Page MenuHomePhabricator

The portal page generator should not silently ignore existing wikis with no l10n file
Closed, ResolvedPublic

Description

If there’s stats for a language, but no l10n file, it should not be silently ignored, as it is now (rWPOR data/stats.js:84-86 (at 8ce0bdb7b3c406d5360e6004ea1c781507f963be)). Options:

  • Throw an error, don’t let the portal to be built without all necessary l10n data being available. Unblocking the build is as easy as creating the relevant l10n file with the content {"language-name":"<language name>"}; the language name can be got from various places, e.g. from the project list on Meta (e.g. https://meta.wikimedia.org/wiki/List_of_Wikipedias).
  • Show only a warning. This doesn’t break the developer workflow, but it’s easier to overlook.
  • Handle the case when there’s no translation, e.g. by using the language code instead of the language name. Ugly, but still better than not showing the wiki at all.
  • Remove the language-name message, leaving no required messages (and don’t skip the language if there’s no l10n file). There are zillions of places that contain native language names, why do we force people to manually maintain an n+1st copy for the portal pages on translatewiki.net? language-name-romanized and language-name-romanized-sorted are a bit trickier, but maybe those could be automated as well.

Incident caused by this silent ignorance: T319137

Event Timeline

Jdrewniak triaged this task as High priority.

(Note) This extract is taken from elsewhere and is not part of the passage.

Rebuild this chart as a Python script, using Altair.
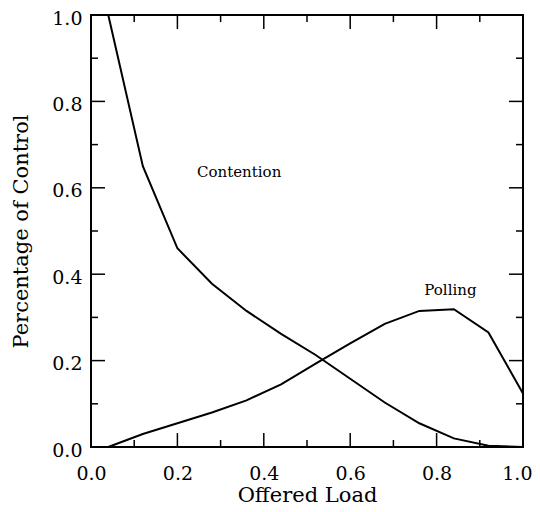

@Tacsipacsi thanks for digging into this issue. I think having the build fail without the translation file would be the most straightforward solution for now. While I understand that maintaining the language-name seems burdensome, pulling these value in from a different data source willl be non-trivial. The ULS extension, which has a similar requirement (having to show the names of all available languages) pulls in language names from the PHP version of the CLDR database and has a workflow for parsing those values.

It might be a good idea to take that same approach for the portals too. In the past there have been many mis-tranlsations of the language names, specifically, when someone translates the language name from english, they often end up writing the word "english" in their language instead of the name of their language.

Change 983555 had a related patch set uploaded (by Tacsipacsi; author: Tacsipacsi):

[wikimedia/portals@master] Fall back to @wikimedia/language-data for autonyms

https://gerrit.wikimedia.org/r/983555

The ULS extension, which has a similar requirement (having to show the names of all available languages) pulls in language names from the PHP version of the CLDR database and has a workflow for parsing those values.

Actually, that workflow uses data from jquery.uls, which in turn is updated from wikimedia/language-data, which happens to have an NPM package, so I could just add that as a dependency. (It still needs to be updated from time to time, but language-data falls back to the language code as a last resort, so even without updating, the output is ugly, not missing; and updating can be done by any developer, it doesn’t require language knowledge.)

It might be a good idea to take that same approach for the portals too. In the past there have been many mis-tranlsations of the language names, specifically, when someone translates the language name from english, they often end up writing the word "english" in their language instead of the name of their language.

I didn’t take this path due to the concerns about language-name-romanized and language-name-romanized-sorted, but I added log messages when the two data sources differ, which can highlight mistranslation and other inconsistencies.

Change 983555 merged by jenkins-bot:

[wikimedia/portals@master] Fall back to @wikimedia/language-data for autonyms

https://gerrit.wikimedia.org/r/983555

Thank you for this patch @Tacsipacsi! I didn't realize that wikimedia/language-data was an NPM package, it certainly seems like the best solution for this use-case. I've verified this patch locally and it resolved some long-standing bugs with the portal page. I'm deploying the change today, Monday Jan 8.

wikipedia.org-prod.png (2×3 px, 1 MB)
wikipedia.org-language-fix.png (2×3 px, 1 MB)
prodfix
Tacsipacsi claimed this task.
Tacsipacsi added a subscriber: Jdrewniak.

@Jdrewniak You’re welcome, but did you see my yesterday comment on the Gerrit patch? I’d like to either fix the syntax error or hear a firm “don’t bother” before closing this task.

I found T306995: Migrate node-based services in production to node14, which would make ?. work. wikimedia/portals hasn’t been ticked yet.